Nucleo Pro has its own Background Render Queue, which allows you to open and work in a new project while Nucleo Pro renders a different project.
As compensation, Nucleo Pro also offers Background Render. With this feature, you set up a normal After Effects Render Queue - which can contain custom settings, multiple comps, and multiple Output Modules per comp - and then tell Nucleo Pro to start rendering this in the background. Unlike Spec Render, changes to your comps at this point will not cause Nucleo Pro to start over; it will render your comps in their state as of the time you started the background render. As a result, not only can you continue working on the comps (say, to create variations on a theme), you can even open another After Effects project and work on that while the previous project renders.

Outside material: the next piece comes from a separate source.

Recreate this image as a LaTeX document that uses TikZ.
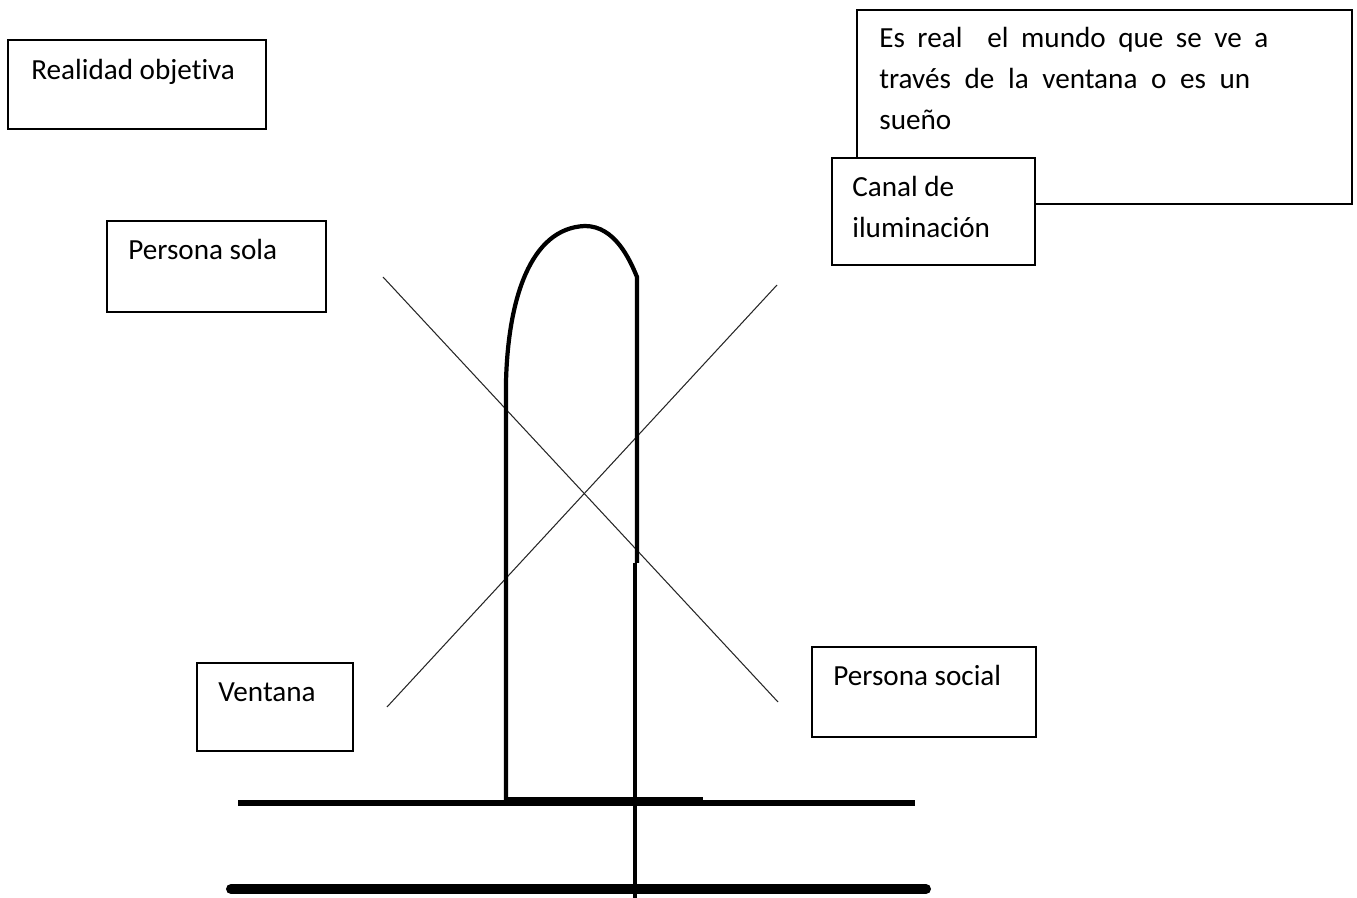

Finally, Nucleo Pro also offers a Commit to Disk feature, which allows you to render just selected layers in a comp to disk. Nucleo will render these layers to their own proxy movie, insert that result in your current timeline, and turn off the layers it replaces. This allows you to still make changes to the cached layers.
Under the Hood
As mentioned, the way Nucleo Pro pulls all this off is by launching multiple invisible copies of After Effects in the background, and using those for processing (a similar technique is used by After Effects CS3). In the case of a quad processor or core machine, Nucleo Pro will try to launch up to five invisible copies of AE in addition to the one you are working in: one per CPU, and an additional “encoding” copy (which converts cached frames into a movie). Nucleo Pro manages what each copy does, as well as RAM allocations. Given free rein, Nucleo Pro will use as much as 21 gigs of RAM on a quad machine! If you don’t have enough RAM, Nucleo Pro will scale how many additional copies of AE it launches. Spec Preview and Spec Render also benefit from having an additional fast drive to cache to. You will get some of Nucleo Pro’s benefits even on a single CPU machine. And since it’s copies of After Effects - not Nucleo Pro - that’s rendering the pixels, you don’t have to worry about different frames looking different.
As with all things in life, there are limitations to Nucleo Pro. For example, plug-ins, which prevent multiple copies from running at once, may give render errors. GridIron is working with vendors to remedy these problems; one workaround is to install “render slave” versions of these plug-ins when available. Additionally, plug-ins that work across multiple frames may render more slowly. There are also some special cases where using Nucleo Pro will cause a project to start up more slowly, or will take some time to clean up RAM after intensive renders; more complex projects also take longer before they start a Spec Preview, Spec Render, or Background Render as they need time to be loaded into the background copies of After Effects. To help Nucleo Pro keep all of the caches and copies of After Effects coordinated, it is also a good idea to not change things like activated fonts while After Effects is open, and to quit Nucleo Pro processes such as background renders before quitting After Effects itself.
Overall, it’s nice when a third party company obviously monitors the requests of users when developing a new product. Nucleo Pro may not give your graphics a sexy new look, but anything that gives us back more time is pretty sexy to us.